- [Stated goal] Repeat everything from the first line of the listing below through the line that contains "(title) at (343,113)", exactly. Leave out pictures.

- [Material provided]
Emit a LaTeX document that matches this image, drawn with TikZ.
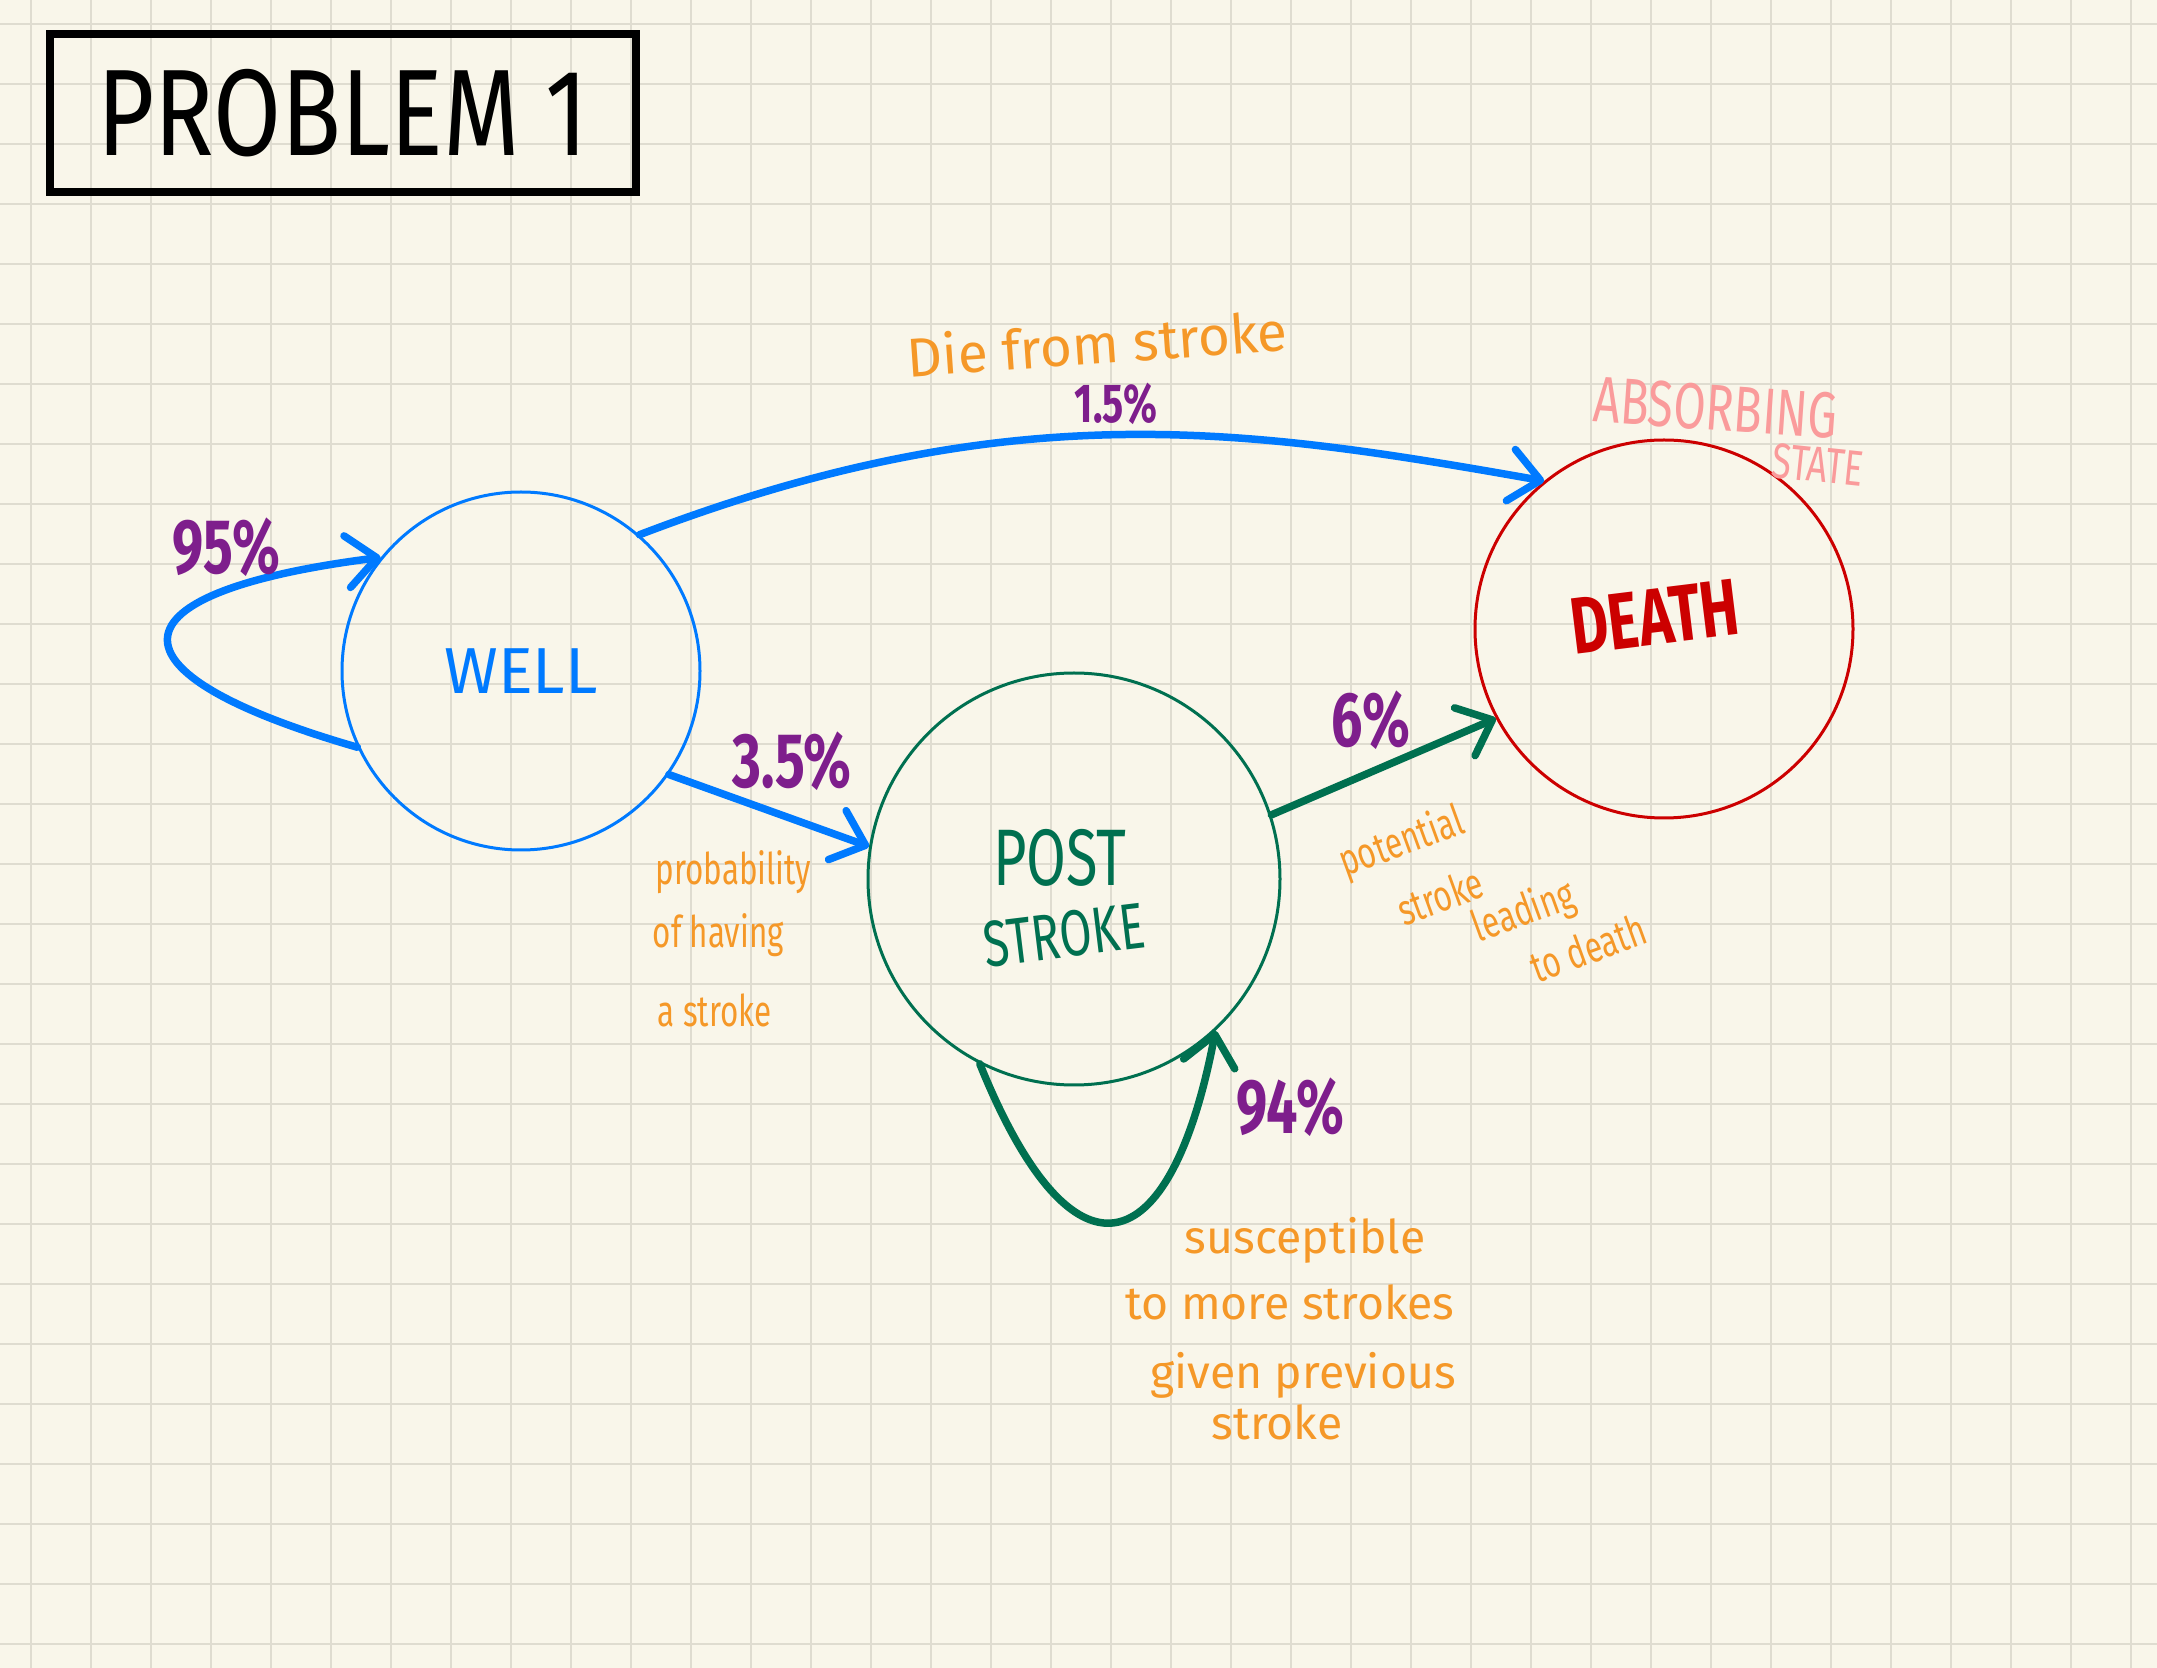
\documentclass[tikz,border=0pt]{standalone}
\usepackage{fontspec}
\setmainfont{Fira Sans}
\newfontfamily\narrowfont[FakeStretch=0.72]{Fira Sans}
\newfontfamily\titlefont[FakeStretch=0.8]{Fira Sans}
\usepackage{xcolor}
\usepackage{tikz}
\usetikzlibrary{arrows.meta}

\definecolor{paper}{RGB}{249,246,234}
\definecolor{gridgray}{RGB}{223,220,208}
\definecolor{wellblue}{RGB}{0,122,255}
\definecolor{postgreen}{RGB}{0,112,80}
\definecolor{deathred}{RGB}{204,0,0}
\definecolor{pctpurple}{RGB}{126,30,140}
\definecolor{noteorange}{RGB}{245,152,40}
\definecolor{absorbpink}{RGB}{250,155,155}

\begin{document}
\begin{tikzpicture}[x=0.1mm, y=-0.1mm]
    \tikzstyle{gridline} = [gridgray, line width=0.2mm]
    \tikzstyle{titlebox} = [rectangle, draw=black, line width=0.8mm, minimum width=58.6mm, minimum height=15.8mm, font=\titlefont\fontsize{35}{40}\selectfont]
    \tikzstyle{state} = [circle, line width=0.3mm, inner sep=0pt]
    \tikzstyle{statetext} = [inner sep=0pt, font=\narrowfont\fontsize{18.5}{20}\selectfont]
    \tikzstyle{pct} = [pctpurple, inner sep=0pt, font=\narrowfont\bfseries\fontsize{22}{24}\selectfont]
    \tikzstyle{note} = [noteorange, inner sep=0pt, font=\fontsize{13.2}{15}\selectfont]
    \tikzstyle{narrownote} = [noteorange, inner sep=0pt, font=\narrowfont\fontsize{12.4}{14}\selectfont]
    \tikzstyle{arrow} = [line width=0.75mm, line cap=round, -{Straight Barb[length=3mm, width=5.2mm, line cap=round, line join=round]}]

    % Paper and grid
    \fill[paper] (0,0) rectangle (2157,1668);
    \useasboundingbox (0,0) rectangle (2157,1668);
    \foreach \gx in {31,91,...,2131}
        \draw[gridline] (\gx,0) -- (\gx,1668);
    \foreach \gy in {24,84,...,1644}
        \draw[gridline] (0,\gy) -- (2157,\gy);

    % Title
    \node[titlebox] (title) at (343,113) {PROBLEM 1};

    % States
    \node[state, draw=wellblue, minimum size=35.8mm, text=wellblue, font=\fontsize{18.5}{20}\selectfont] (well) at (521,671) {WELL};
    \node[state, draw=postgreen, minimum size=41.2mm] (post) at (1074,879) {};
    \node[state, draw=deathred, minimum size=37.8mm] (death) at (1664,629) {};

    \node[statetext, postgreen, font=\narrowfont\fontsize{22.8}{24}\selectfont] (posttext) at (1060,858) {POST};
    \node[statetext, postgreen, rotate=7] (stroketext) at (1064,935) {STROKE};
    \node[statetext, deathred, rotate=7, font=\narrowfont\bfseries\fontsize{22.8}{24}\selectfont] (deathtext) at (1655,617) {DEATH};
    \node[statetext, absorbpink, rotate=-4] (absorbing) at (1716,408) {ABSORBING};
    \node[statetext, absorbpink, rotate=-6, font=\narrowfont\fontsize{14.2}{16}\selectfont] (absorbstate) at (1818,465) {STATE};

    % Transitions
    \draw[arrow, wellblue] (well.205) .. controls +(-260,-75) and +(-275,35) .. (well.141);
    \draw[arrow, wellblue] (well.49) .. controls +(374,-143) and +(-295,-52) .. (death.129);
    \draw[arrow, wellblue] (well.-35) -- (post.171);
    \draw[arrow, postgreen] (post.18) -- (death.208);
    \draw[arrow, postgreen] (post.243) .. controls +(93,230) and +(-45,235) .. (post.313);

    % Probabilities
    \node[pct] (pctwell) at (226,547) {95\%};
    \node[pct] (pctpost) at (792,761) {3.5\%};
    \node[pct, font=\narrowfont\bfseries\fontsize{15.6}{17}\selectfont] (pctdeath) at (1116,404) {1.5\%};
    \node[pct] (pctstroke) at (1371,720) {6\%};
    \node[pct] (pctagain) at (1290,1107) {94\%};

    % Notes
    \node[note, rotate=4, font=\fontsize{15.6}{17}\selectfont] (dienote) at (1097,343) {Die from stroke};

    \node[narrownote, anchor=base west] (probnote) at (655,885) {probability};
    \node[narrownote, anchor=base west] (havingnote) at (652,948) {of having};
    \node[narrownote, anchor=base west] (anote) at (657,1027) {a stroke};

    \node[narrownote, rotate=20] (potnote) at (1402,843) {potential};
    \node[narrownote, rotate=20] (strokenote) at (1440,896) {stroke};
    \node[narrownote, rotate=20] (leadnote) at (1524,913) {leading};
    \node[narrownote, rotate=20] (tonote) at (1588,948) {to death};

    \node[note] (suscnote) at (1305,1240) {susceptible};
    \node[note] (morenote) at (1290,1302) {to more strokes};
    \node[note] (givennote) at (1303,1375) {given previous};
    \node[note] (prevnote) at (1277,1422) {stroke};
\end{tikzpicture}
\end{document}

- [Solution for this task]
Emit a LaTeX document that matches this image, drawn with TikZ.
\documentclass[tikz,border=0pt]{standalone}
\usepackage{fontspec}
\setmainfont{Fira Sans}
\newfontfamily\narrowfont[FakeStretch=0.72]{Fira Sans}
\newfontfamily\titlefont[FakeStretch=0.8]{Fira Sans}
\usepackage{xcolor}
\usepackage{tikz}
\usetikzlibrary{arrows.meta}

\definecolor{paper}{RGB}{249,246,234}
\definecolor{gridgray}{RGB}{223,220,208}
\definecolor{wellblue}{RGB}{0,122,255}
\definecolor{postgreen}{RGB}{0,112,80}
\definecolor{deathred}{RGB}{204,0,0}
\definecolor{pctpurple}{RGB}{126,30,140}
\definecolor{noteorange}{RGB}{245,152,40}
\definecolor{absorbpink}{RGB}{250,155,155}

\begin{document}
\begin{tikzpicture}[x=0.1mm, y=-0.1mm]
    \tikzstyle{gridline} = [gridgray, line width=0.2mm]
    \tikzstyle{titlebox} = [rectangle, draw=black, line width=0.8mm, minimum width=58.6mm, minimum height=15.8mm, font=\titlefont\fontsize{35}{40}\selectfont]
    \tikzstyle{state} = [circle, line width=0.3mm, inner sep=0pt]
    \tikzstyle{statetext} = [inner sep=0pt, font=\narrowfont\fontsize{18.5}{20}\selectfont]
    \tikzstyle{pct} = [pctpurple, inner sep=0pt, font=\narrowfont\bfseries\fontsize{22}{24}\selectfont]
    \tikzstyle{note} = [noteorange, inner sep=0pt, font=\fontsize{13.2}{15}\selectfont]
    \tikzstyle{narrownote} = [noteorange, inner sep=0pt, font=\narrowfont\fontsize{12.4}{14}\selectfont]
    \tikzstyle{arrow} = [line width=0.75mm, line cap=round, -{Straight Barb[length=3mm, width=5.2mm, line cap=round, line join=round]}]

    % Paper and grid
    \fill[paper] (0,0) rectangle (2157,1668);
    \useasboundingbox (0,0) rectangle (2157,1668);
    \foreach \gx in {31,91,...,2131}
        \draw[gridline] (\gx,0) -- (\gx,1668);
    \foreach \gy in {24,84,...,1644}
        \draw[gridline] (0,\gy) -- (2157,\gy);

    % Title
    \node[titlebox] (title) at (343,113) {PROBLEM 1};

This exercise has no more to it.